Jean and I first met at an East Penn Traction Club Meeting. Jean had scratch built a model of the CSS&SB 1100 line car along with the a companion reel car for himself. 

Being a fan of the CSS I asked Jean to build a model of the 1100 for me. 

This was the start of a long friendship in which Jean scratch built a few models for me. Jean's style of building models was with the roofs attached to the sides of the car. The floors were removable. Car interiors were either attached to the floors and/or built on false floors which were attached to the sides of the model. He would often make the entire interior from wood, including the seats.

I prefer models where the roofs removable and the sides attached to the floor.
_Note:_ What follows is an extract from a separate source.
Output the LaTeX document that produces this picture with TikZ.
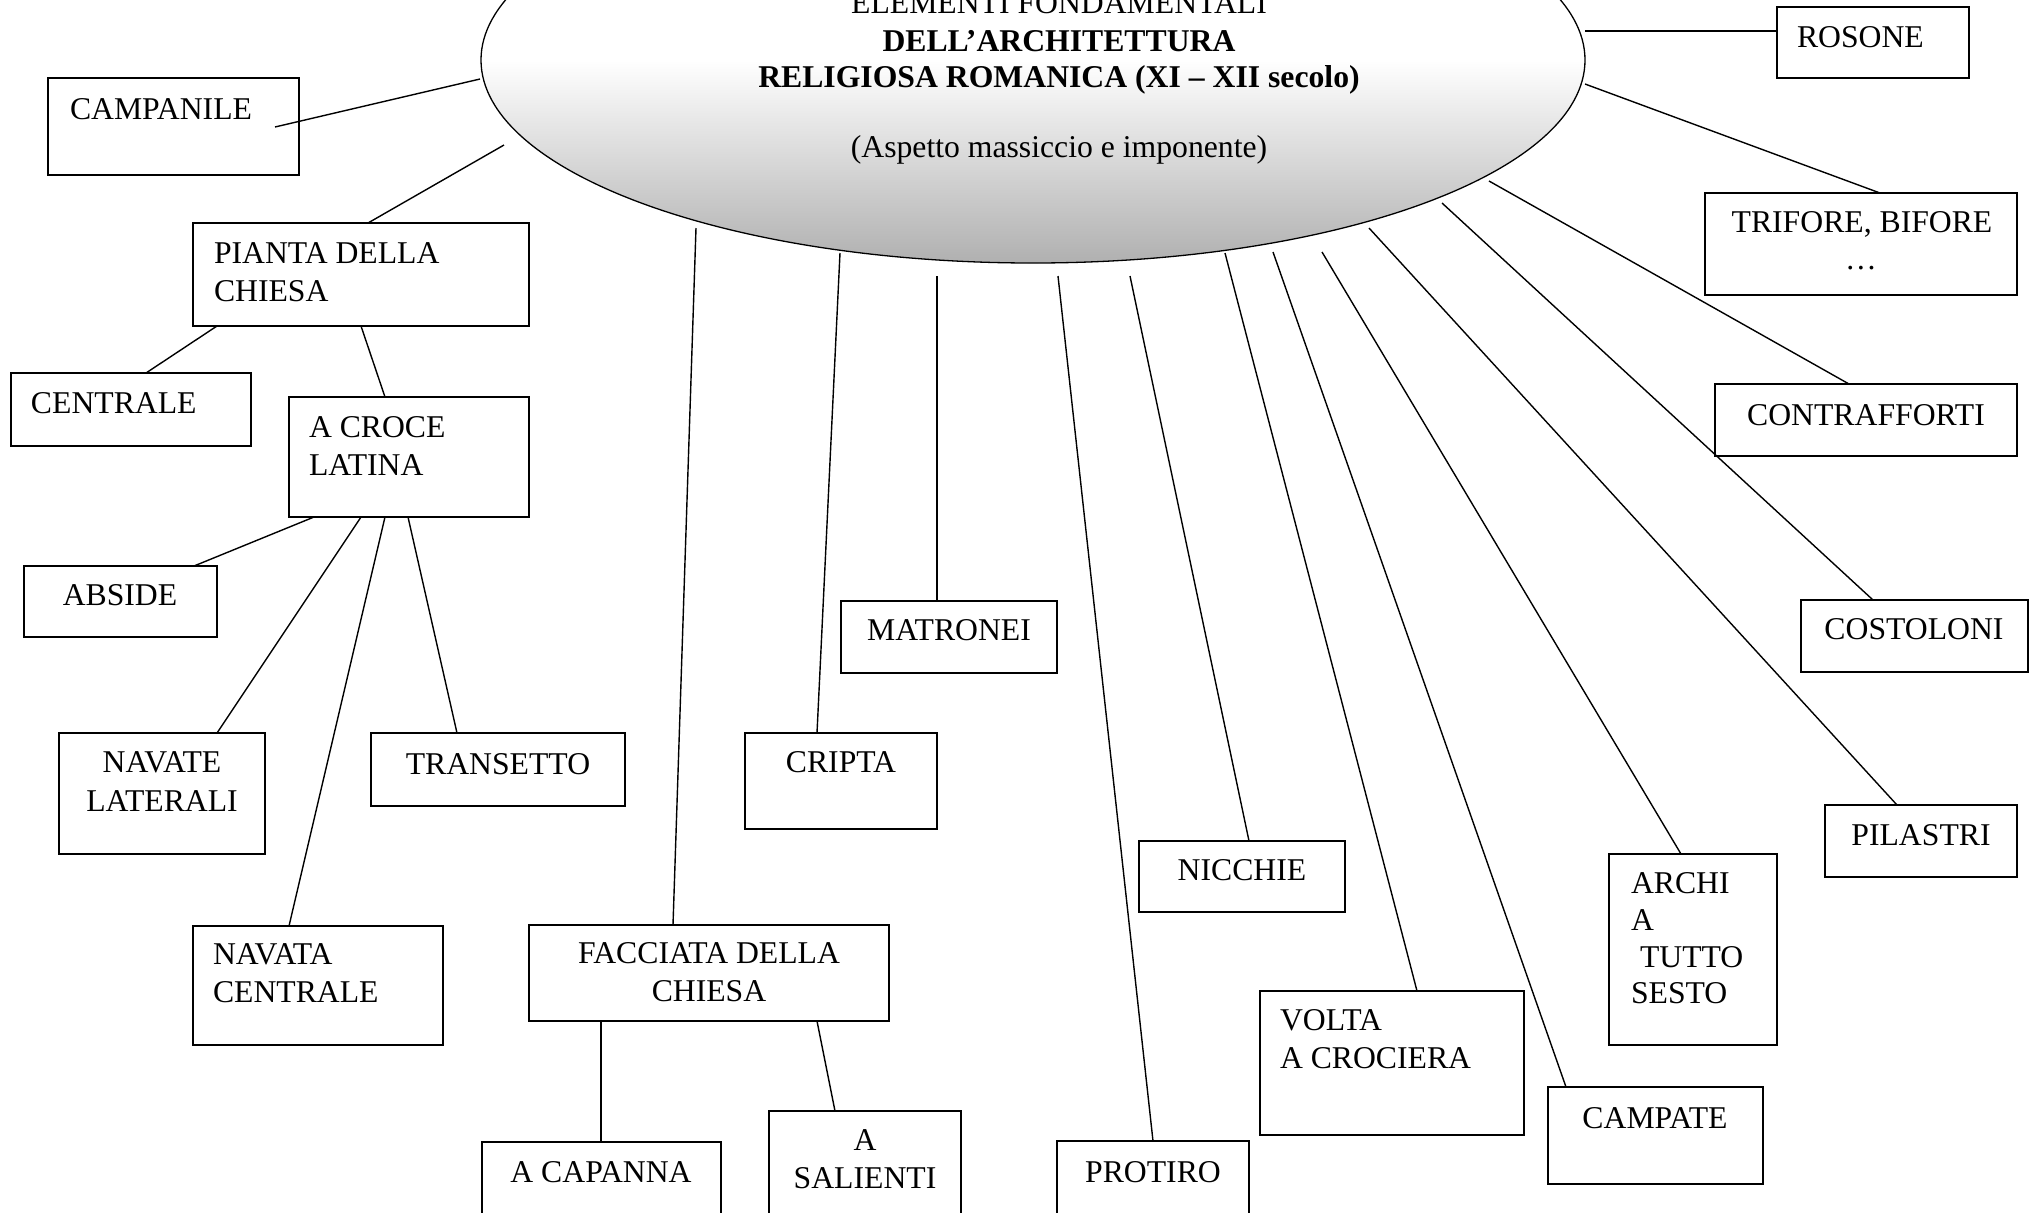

Jean was flexible and adaptable in what he did.  He would be sent a list of very specific instructions with plans and photos along with the parts and sometimes sub-assemblies for the model.  The parts included lost wax or soft metal castings while others were made from epoxy or plastic.

Jean painted models with a brush using artist acrylic paint purchased from the local Micheal's store. His brush strokes were so even and well applied, it was extremely difficult to tell the model was not air brush spray painted.

Jean was always up for a challenge.  A model of the CA&E #11 line car was requested. I didn't have plans but instead only photos. To me this model best demonstates Jean's talents.

Jean painted #11 in the final painted scheme as was the prototype. 

Jean included what he thought the interior of a line car should have.

Photos taken through the rear door window of the model.

The side doors could be closed just in case it was too cold outside.

Jean included all the roof detail with a working, rotating platform for the line crew. The sides of the platform open up.

Jean did all the work you saw in the photos with the exception of a method of attaching the roof to the model

Because of my requirement for the  roof to be removable, Jean shipped the "finished" model to me to have the balance of the electrical connections completed and well as a method of anchoring the roof to the balance of the model.

Jean had a dry humor. All I had to do is to mention three words to him - "Old Orchard Beach". This would provide 5 to 10 minutes of comments. It is one of those things you had to have experienced for Jean's comments to make sense.

Jean and Nancy would go on vacation by taking a sailing cruise on one of the schooners which would travel in and about the islands off the coast of Maine. Besides making model of trolley he also made ship and other models.

As taken from Jean obituary notice, "The family requests that flowers be omitted and a donation made to THE CONGREGATIONAL CHURCH OF GRAFTON, 30 GRAFTON COMMON, GRAFTON, MA 01519."

Jean may you have "Fair Winds and Following Seas".